Sorry, please ignore this comment. I didn't realize that the two stores stxsdx and stxvd2x have overlaps. So the real write size is not extended.

tingwang added inline comments.Sep 5 2023, 12:30 AM
llvm/lib/Target/PowerPC/PPCISelLowering.cpp
17116

It seems TargetLowering::findOptimalMemOpLowering() decides the type of each store. I guess if we change the type for the size 3/4 case from i32 to i64, then it will result in stfd.

shchenz accepted this revision as: shchenz.Sep 5 2023, 7:29 PM

This LGTM with some nits.

Let's first target for the memset cases as this is the common case where splat values happens.

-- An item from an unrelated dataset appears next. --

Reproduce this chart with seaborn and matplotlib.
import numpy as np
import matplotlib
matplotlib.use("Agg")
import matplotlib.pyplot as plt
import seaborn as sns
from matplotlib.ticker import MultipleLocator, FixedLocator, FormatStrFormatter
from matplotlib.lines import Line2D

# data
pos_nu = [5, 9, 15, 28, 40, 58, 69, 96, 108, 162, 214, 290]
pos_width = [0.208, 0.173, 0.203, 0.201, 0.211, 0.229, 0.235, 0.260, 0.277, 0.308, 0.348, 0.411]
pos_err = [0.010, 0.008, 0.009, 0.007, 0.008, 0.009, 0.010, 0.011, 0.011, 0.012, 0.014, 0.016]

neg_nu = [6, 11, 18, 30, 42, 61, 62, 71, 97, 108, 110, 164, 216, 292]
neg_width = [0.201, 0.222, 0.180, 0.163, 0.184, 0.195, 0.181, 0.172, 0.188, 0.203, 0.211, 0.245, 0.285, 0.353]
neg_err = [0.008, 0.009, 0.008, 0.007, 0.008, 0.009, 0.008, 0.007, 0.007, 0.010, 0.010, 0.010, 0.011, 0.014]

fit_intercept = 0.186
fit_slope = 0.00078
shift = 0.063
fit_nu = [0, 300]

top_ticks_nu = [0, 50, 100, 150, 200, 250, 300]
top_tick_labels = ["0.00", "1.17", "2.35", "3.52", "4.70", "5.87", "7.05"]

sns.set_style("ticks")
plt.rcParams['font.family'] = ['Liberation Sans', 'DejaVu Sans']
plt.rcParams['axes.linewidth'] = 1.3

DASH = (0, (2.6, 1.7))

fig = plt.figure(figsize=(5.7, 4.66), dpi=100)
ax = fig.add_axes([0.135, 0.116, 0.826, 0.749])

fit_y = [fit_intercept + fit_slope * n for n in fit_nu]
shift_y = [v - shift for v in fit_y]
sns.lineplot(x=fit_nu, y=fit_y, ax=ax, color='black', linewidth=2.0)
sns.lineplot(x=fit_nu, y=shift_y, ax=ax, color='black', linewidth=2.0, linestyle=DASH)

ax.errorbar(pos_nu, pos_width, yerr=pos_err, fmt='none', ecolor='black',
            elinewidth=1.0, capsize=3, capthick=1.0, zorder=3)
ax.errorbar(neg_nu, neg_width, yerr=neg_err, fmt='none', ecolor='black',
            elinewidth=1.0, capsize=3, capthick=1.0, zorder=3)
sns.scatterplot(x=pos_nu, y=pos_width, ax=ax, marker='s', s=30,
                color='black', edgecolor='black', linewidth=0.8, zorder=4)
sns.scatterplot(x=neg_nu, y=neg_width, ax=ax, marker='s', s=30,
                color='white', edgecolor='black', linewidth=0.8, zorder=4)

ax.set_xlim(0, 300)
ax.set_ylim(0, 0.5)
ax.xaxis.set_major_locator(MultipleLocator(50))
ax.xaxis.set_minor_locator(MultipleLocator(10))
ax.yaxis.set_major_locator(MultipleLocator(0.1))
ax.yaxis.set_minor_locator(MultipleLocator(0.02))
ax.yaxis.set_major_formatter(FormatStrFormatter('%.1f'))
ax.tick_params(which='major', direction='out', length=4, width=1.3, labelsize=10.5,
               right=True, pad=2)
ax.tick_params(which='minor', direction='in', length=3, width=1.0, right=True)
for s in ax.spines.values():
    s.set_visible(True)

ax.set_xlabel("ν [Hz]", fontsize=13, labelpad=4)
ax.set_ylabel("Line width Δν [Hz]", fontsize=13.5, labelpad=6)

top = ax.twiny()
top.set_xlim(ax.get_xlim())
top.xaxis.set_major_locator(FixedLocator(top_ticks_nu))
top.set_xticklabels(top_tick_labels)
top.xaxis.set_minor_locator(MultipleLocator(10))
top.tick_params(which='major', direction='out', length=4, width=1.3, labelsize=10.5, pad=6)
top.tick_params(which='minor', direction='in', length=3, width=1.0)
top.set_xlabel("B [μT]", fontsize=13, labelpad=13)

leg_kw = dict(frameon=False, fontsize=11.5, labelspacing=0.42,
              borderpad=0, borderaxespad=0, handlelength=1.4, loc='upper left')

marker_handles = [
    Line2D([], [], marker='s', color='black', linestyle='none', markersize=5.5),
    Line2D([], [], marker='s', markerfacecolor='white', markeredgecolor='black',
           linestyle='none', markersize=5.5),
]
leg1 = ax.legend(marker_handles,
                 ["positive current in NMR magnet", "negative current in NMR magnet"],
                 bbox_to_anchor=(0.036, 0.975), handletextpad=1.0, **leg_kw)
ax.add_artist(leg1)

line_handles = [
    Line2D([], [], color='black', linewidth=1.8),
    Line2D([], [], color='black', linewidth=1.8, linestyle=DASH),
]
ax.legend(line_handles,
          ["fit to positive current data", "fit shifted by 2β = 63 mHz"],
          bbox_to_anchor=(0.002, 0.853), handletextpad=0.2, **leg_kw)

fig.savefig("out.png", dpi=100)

llvm/lib/CodeGen/SelectionDAG/SelectionDAG.cpp
7760–7761

Nit: this comment needs update?

llvm/lib/Target/PowerPC/PPCISelLowering.cpp
1644

nit: We may need comments here why we don't try to extract constant for ElemSizeInBits 8/16. (I guess the reason is we don't have benefit as we need li to load the index and this li can also be used to load the 8/16 bit imm?

17116

Thanks. Better to add some comment here why we need to set the type to MVT::v8i16

This revision is now accepted and ready to land.Sep 5 2023, 7:29 PM

This LGTM with some nits.

Let's first target for the memset cases as this is the common case where splat values happens.

Thank you! I will address the remaining comments in the commit.